The soundtrack composed by M. Jayachandran consists of 7 tracks. Lyrics for all songs were written by Gireesh Puthenchery, except the poem "Vande Mataram" by Bankim Chandra Chattopadhyay. The soundtrack was released on 1 May 2004 by East Coast Audio Entertainments.

Naatturajavu (Original Motion Picture Soundtrack)
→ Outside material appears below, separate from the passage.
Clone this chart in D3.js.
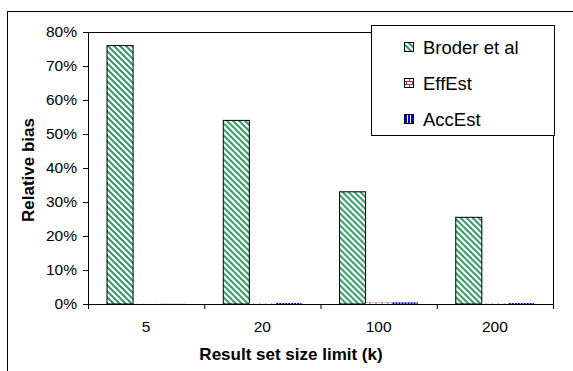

| No. | Title | Singer(s) | Length |
|---|---|---|---|
| 1. | "Meymasam" (Duet) | M. G. Sreekumar, Sujatha Mohan | 4:55 |
| 2. | "Chingapadayude Rajave" | Afsal, Rajesh Vijay | 3:46 |
| 3. | "Kuthuvay Kurumbi" (Duet) | M. G. Sreekumar, K. S. Chithra | 4:51 |
| 4. | "Vande Mataram" | Madhu Balakrishnan | 2:54 |
| 5. | "Meymasam" (Female vocals) | Sujatha Mohan | 4:50 |
| 6. | "Kuthuvay Kurumbi" (Male vocals) | M. G. Sreekumar | 4:50 |
| 7. | "Sindrella Sindrella" | Alex Kayyalakkal, Jyotsna Radhakrishnan | 4:30 |

== Box office ==
Naatturajavu was released on 20 August 2004 during Onam in Kerala. The film had a strong opening weekend in Kerala, grossing ₹1.12 crore from 54 stations in three days, and had good run particularly in Kozhikode and Thiruvananthapuram regions. It was the highest-grossing film among the Onam releases; according to Sify: "the only winner among the Onam releases". It was made on a budget of ₹1.75 crore, in 35 days, the film earned ₹2.27 crore as distributor's share alone from 51 stations. After that, it managed to run with 35 – 40 percent occupancy in Kerala theatres. Naatturajavu was the third highest-grossing Malayalam film of the year.